Chega às telas brasileiras "Lilo & Stitch", longa-metragem de animação que subverte o padrão Disney de contar histórias

O fim da fantasia

Reuters
Walt Disney, criador dos estúdios que deram vida ao Mickey Mouse e que agora estréiam "Lilo"


SÉRGIO DÁVILA
ENVIADO ESPECIAL A ORLANDO

Ele é o único Disney a ainda trabalhar nos estúdios criados por seu tio no século passado. De certa maneira, Roy Disney, 72, é a reserva moral dos ideais defendidos pelo pai do Mickey Mouse.
Segundo a lei não-escrita do genial e polêmico Walt Disney (1901-1966), os maus são maus, os bons são bons e não há lugar para meias tintas em suas produções. Além disso, os valores da família tradicional devem ser louvados, e o final, sempre feliz.
Pois foi justamente o vice-presidente do quadro de diretores da Walt Disney Company e presidente da divisão de longas-metragens de animação que deu o sinal verde para a produção de "Lilo & Stitch", nova animação dos estúdios, que estréia hoje no Brasil.
Isso não seria notícia, já que a empresa coloca nas telas pelo menos um longa do gênero por ano. Acontece que o anárquico "L&S" está mais para "Shrek", do principal concorrente DreamWorks, do que para "Fantasia" e "Bambi", que fizeram a fama da casa.
Em "L&S", que se passa numa ilha do Havaí, o herói é mau-caráter e a heroína, uma menina revoltada e resmungona. No final mais ou menos feliz, a nada tradicional família é formada pela dupla, mais a irmã mais velha da garota, seu namorado e um agente do governo americano.
Roy Disney falou à Folha sobre a inusitada decisão da empresa:

Folha - Este é certamente o mais anti-Disney dos filmes Disney. Por que o sr. o aprovou?
Roy Disney -
Eu sou o malvado, o sujeito que diz não. Muitas vezes tenho de falar para os artistas: "Você pode colocar isso no filme, sim, desde que tenha cuidado com a atitude". Artistas são artistas e querem ser livres...
Não há idéias proibidas, apenas prestamos atenção na atitude. Você pode contar a mesma piada de vários jeitos diferentes, e em um deles vai parecer que a piada é suja e desrespeitosa, e contada de outro jeito é perfeitamente aceitável. Quando me propuseram a história de Lilo e Stitch, me assustei, mas falei para irmos em frente, mais para ver o que daria. E deu certo, adorei o resultado.
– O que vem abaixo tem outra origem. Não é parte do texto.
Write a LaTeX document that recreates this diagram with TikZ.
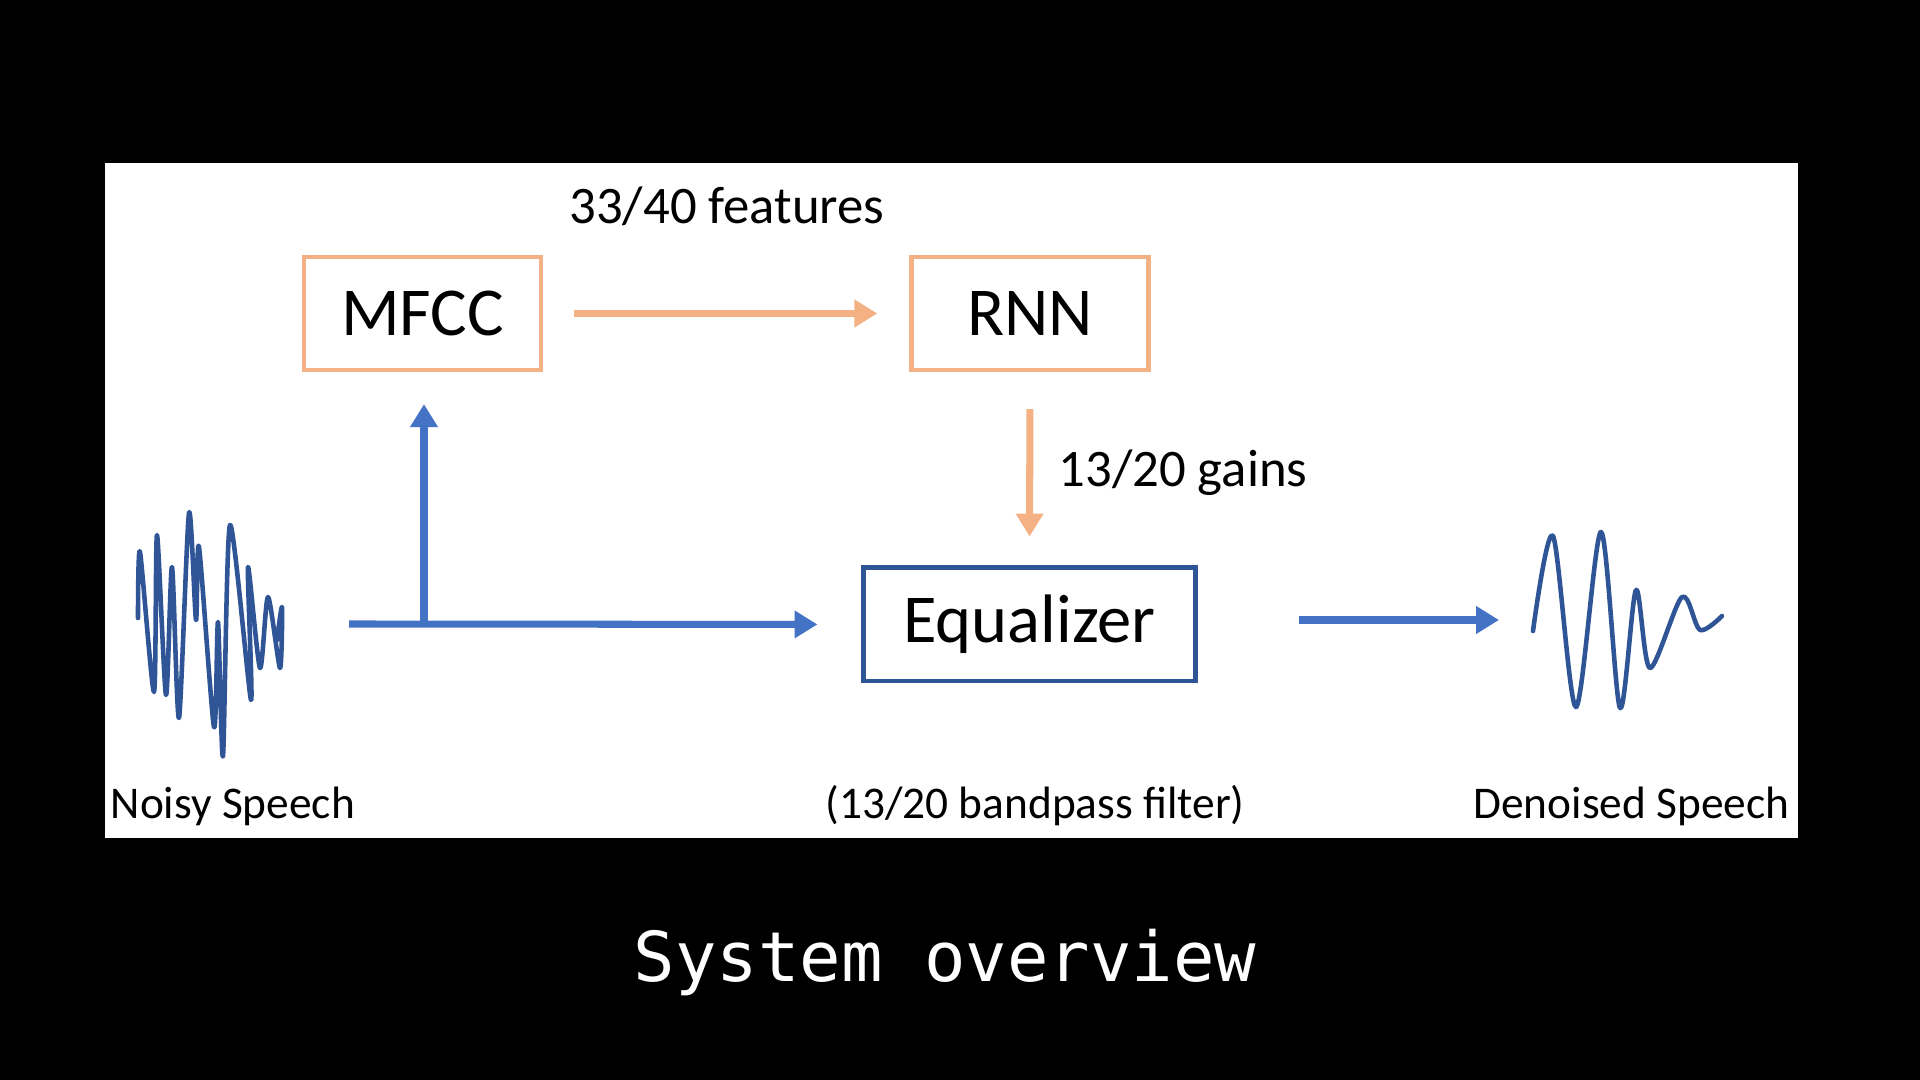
\documentclass[tikz,border=0pt]{standalone}
\usepackage{fontspec}
\setmainfont{Carlito}
\newfontfamily\titlefont{DejaVu Sans Mono}
\usetikzlibrary{arrows.meta}
\definecolor{peach}{HTML}{F4B183}
\definecolor{lblue}{HTML}{4472C4}
\definecolor{dblue}{HTML}{2F5597}
\tikzset{
  obox/.style={draw=peach,line width=1.2pt,minimum width=2.37cm,minimum height=1.13cm,inner sep=0pt,font=\fontsize{19.5}{23}\selectfont},
  bbox/.style={draw=dblue,line width=1.4pt,minimum width=3.31cm,minimum height=1.13cm,inner sep=0pt,font=\fontsize{19.5}{23}\selectfont},
  oarrow/.style={draw=peach,line width=2pt,-{Triangle[length=6.5pt,width=7.5pt]}},
  barrow/.style={draw=lblue,line width=2pt,-{Triangle[length=6.5pt,width=7.5pt]}},
  wave/.style={draw=dblue,line width=1.3pt,line join=round,line cap=round},
  lbl/.style={font=\fontsize{15}{18}\selectfont,inner sep=0pt},
  small/.style={font=\fontsize{12.9}{15}\selectfont,inner sep=0pt}
}
\begin{document}
\begin{tikzpicture}[x=0.01cm,y=-0.01cm]
\fill[black] (0,0) rectangle (1920,1080);
\useasboundingbox (0,0) rectangle (1920,1080);
\fill[white] (105,163) rectangle (1798,838);

\node[obox] (mfcc) at (422.5,313.5) {MFCC};
\node[obox] (rnn) at (1030,313.5) {RNN};
\node[bbox] (eq) at (1029.5,624.5) {Equalizer};

\node[lbl] (feat) at (727,206) {33/40 features};
\node[lbl,anchor=west] (gains) at (1058,473) {13/20 gains};

\coordinate (in) at (349,624);
\coordinate (out) at (1499,620);
\coordinate (branch) at (424,624);

\draw[oarrow,shorten <=0.31cm,shorten >=0.32cm] (mfcc.east) -- (rnn.west);
\draw[oarrow,shorten <=0.37cm,shorten >=0.29cm] (rnn.south) -- (eq.north);
\draw[barrow,shorten >=0.44cm] (in) -- (eq.west);
\draw[barrow,shorten >=0.32cm] (branch) -- (branch |- mfcc.south);
\draw[barrow,shorten <=1.01cm] (eq.east |- out) -- (out);

% noisy waveform
\draw[wave] plot[smooth,tension=0.45] coordinates {
(138,618) (140,552) (154,692) (157,535) (166,695) (172,567) (179,718)
(189,513) (196,620) (199,547) (214,727) (218,622) (223,756) (230,525)
(251,700) (248,567) (260,668) (268,597) (280,668) (282,607) (277,640)};

% denoised waveform
\draw[wave] plot[smooth,tension=0.5] coordinates {
(1533,631) (1553,536) (1576,707) (1601,532) (1620,708) (1636,590)
(1650,668) (1682,597) (1700,630) (1722,616)};

\node[small,anchor=west] (noisy) at (110,806) {Noisy Speech};
\node[small] (bp) at (1035,806) {(13/20 bandpass filter)};
\node[small,anchor=east] (den) at (1790,806) {Denoised Speech};

\node[text=white,font=\titlefont\fontsize{19.6}{24}\selectfont] (title) at (945,962) {System overview};
\end{tikzpicture}
\end{document}
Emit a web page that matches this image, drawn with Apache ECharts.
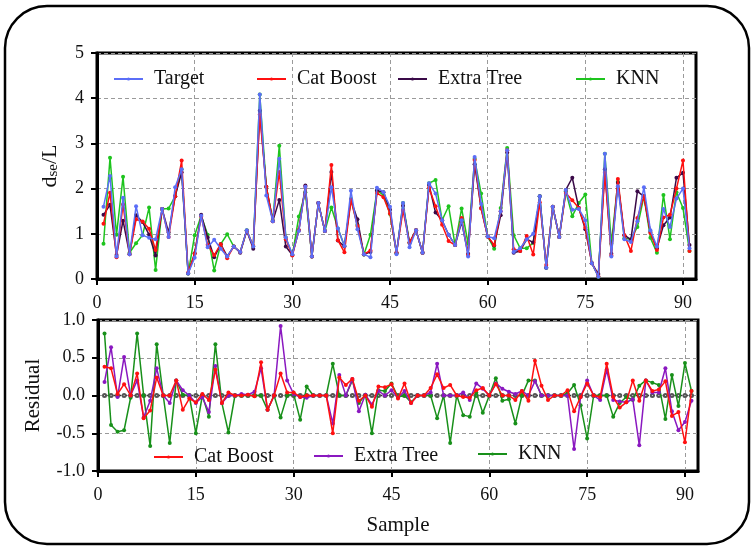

Folha - Não o incomodou o fato de o filme apresentar uma família não-tradicional?
Disney -
Sim, mas o fato não aparece como uma questão moral, e sim como um acidente: os pais da menina morreram num desastre de carro. Não existe nenhum conto de fadas que não comece com um terrível acidente ou que não tenha uma criança órfã.
A madrasta da "Branca de Neve" queria matá-la ou contratar alguém para matá-la. O Bambi perdeu a mãe, e isso afetou muitas pessoas. O Rei Leão perdeu o pai, o Dumbo também sofreu. Isso fala às crianças, pois reflete o medo primal delas, de perder os pais.
Quando era pequeno, vivia nos corredores dos estúdios e me lembro de ver a cena em que Branca de Neve corre sozinha na floresta e as árvores tentam agarrá-la. A versão era p&b, sem música nem nada, e vi apenas 20 ou 30 segundos da cena, mas aquilo me amedrontou pelo resto da vida!

Folha - O futuro da animação tende mais para "Shrek" e "Lilo" ou continua na direção de "Bambi" e "A Bela e a Fera"?
Disney -
A resposta a esta pergunta é "sim". O mundo está aberto para a animação, e temos a habilidade de fazer qualquer coisa e usar qualquer estilo e qualquer combinação de estilos que a gente quiser e que tenha a ver com a história que estamos contando.

Folha - Walt Disney não gostava de continuações. O estúdio tem feito várias...
Disney -
Walt não era fã de continuações. Mas pouca gente sabe que ele tentou fazer uma sequência, durante a Segunda Guerra, de "Branca de Neve". Era para usar os personagens numa propaganda antinazista. Ele não faria uma continuação só pela bilheteria.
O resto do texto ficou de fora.